"Just like dogs, humans underwent a process that selected for individuals that were less aggressive"Johannes Plenio

As humans, we often like to think of ourselves as being at the top of the totem pole of the animal kingdom. The large number of species we have domesticated is prime evidence for this. However, when we look at the cellular changes associated with domestication, it turns out we may have more in common with these tamed animals than we imagine.

Domestication can be thought of as permanent changes to the genetics of an organism that lead to an innate tendency to remain calm in the presence of humans when compared to its wild counterparts. Going further, domestication syndrome refers to the resultant observable changes caused by these genetic differences. Examples of these include smaller brains, floppy ears, smaller teeth, patches of depigmentation, juvenile facial appearance, and docility. Perhaps the most obvious example comes through canine species – easily seen when comparing the somewhat vicious appearance of wolves to the more endearing dogs we keep as pets.

Darwin first popularised domestication syndrome, but his attempts to explain how it came about largely focussed on how the environment of domesticated animals induces the traits observed. The fact that, when returned to the wild, domesticated animals do not regain ‘wild type’ characteristics and are therefore unable to survive refutes this theory. Later studies correlated the more docile behaviour of domesticated animals with reduced functioning and size of various glands in the body. However, until recently, there was no unifying mechanism to explain the hodgepodge of effects that result from domestication.

A potential explanation comes from examining the development of vertebrate embryos. Neural crest cells (NCCs) are stem cells that migrate to different areas within the embryo to form a variety of cell types. Cells derived from NCCs include those that go on to form the adrenal glands, skull, teeth, and the peripheral nervous system as well as those that go on to influence facial structure and skin pigmentation. Considering these cell types and their functions, we can see that they correlate notably with areas of the body physically affected by domestication syndrome.

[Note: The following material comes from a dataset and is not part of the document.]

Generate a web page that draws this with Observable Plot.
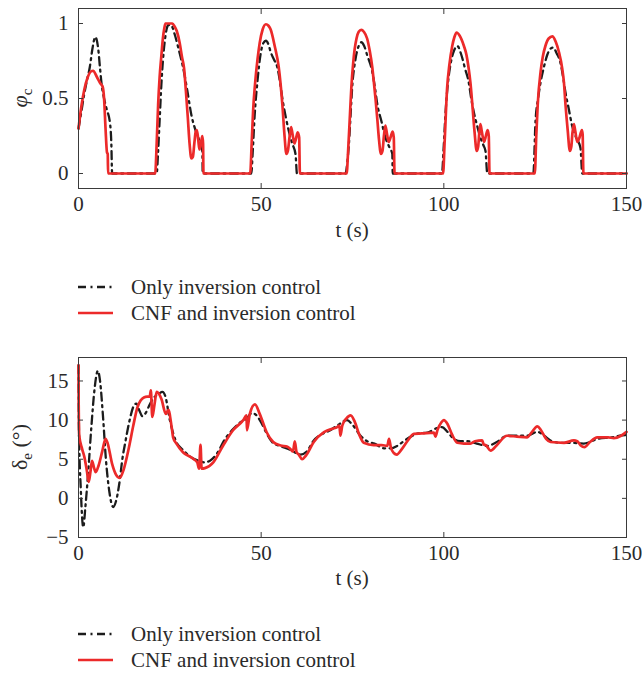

NCCs could even provide a mechanism to understand the behavioural changes underlying domestication. An analysis of dog and wolf genomes found hundreds of genes that could potentially be involved in domestication. 27 of those had evidenced or hypothesised roles in NCC or central nervous system pathways. The mechanism behind this likely stems from the medulla of the adrenal glands, which is NCC derived. This endocrine organ secretes adrenaline – the hormone critical to the fight or flight response. Domesticated animals have been found to have smaller adrenal glands and lower levels of cortisol - the ‘stress’ hormone released by adrenal glands. Possible reduced adrenaline and cortisol levels give a viable explanation for the connection between neural crest cells and tameness.

“Coordinated punishment could have limited the reproductive success of highly aggressive individuals... [but] our ability to carry out proactive violence has arguably improved”

Interestingly, mutations affecting neural crest cells are also found in the human genome, despite being absent in our predecessors (the Neanderthals and the Denisovans). BAZ1B is one such gene, playing a major role in facial development. Mutations in the regulatory region of this gene mean that it is present in smaller amounts in human embryos, ultimately decreasing the efficiency of NCC migration to the facial region. This contributes to the relatively juvenile appearance of modern humans – we have smaller skulls and less pronounced brow-ridges.

Evidently, domestication is a process that evolves many genes and one mutation is not enough to be conclusive. However, BAZ1B has also been implicated in the more juvenile appearance of dogs compared to wolves, seeming to be a master regulator of facial development. In addition, BAZ1B is one of over 25 genes in a region of the genome which, when deleted in humans, results in Williams-Beuren syndrome. Symptoms include extreme friendliness and facial dysmorphism – hallmark features of domesticated animals. By contrast, duplication of this region leads to increased physical aggression and facial dysmorphism, arguably wilder traits.

Ultimately, what this suggests is that just like dogs, humans underwent a process that selected for individuals that were less aggressive. As humans formed more complex societies, it is possible that mates that displayed less reactive aggression (violence that was responsive and not targeted) were favoured. In bonobo (a type of primate) societies, groups of females are able to come together to suppress violent males. Perhaps in humans, similar coordinated punishment could have limited the reproductive success of highly aggressive individuals. Of course, our ability to carry out proactive violence (planned and targeted) has arguably improved, hence why humans have been dubbed the deadliest species on earth.

Self-domestication is not necessarily unique to primates – it is theorised that wolves that were less aggressive outcompeted the more aggressive ones by being able to get closer to humans and take advantage of the food, shelter and resources provided. Although humans certainly intervened at some stage, as evidenced by the large number of dog breeds today, it may be that dogs played a more active role than is commonly thought in becoming man’s best friend.

So, NCCs show how in selecting for tameness a whole host of other features can arise. Although further research is needed, there are certainly genetic similarities in genes associated with NCCs in humans and domesticated animals. This suggests that on our way to dominating the planet, though we manipulated the genetics of dogs, sheep, cattle and many others to domesticate them, we may have unwittingly done something not too dissimilar to ourselves.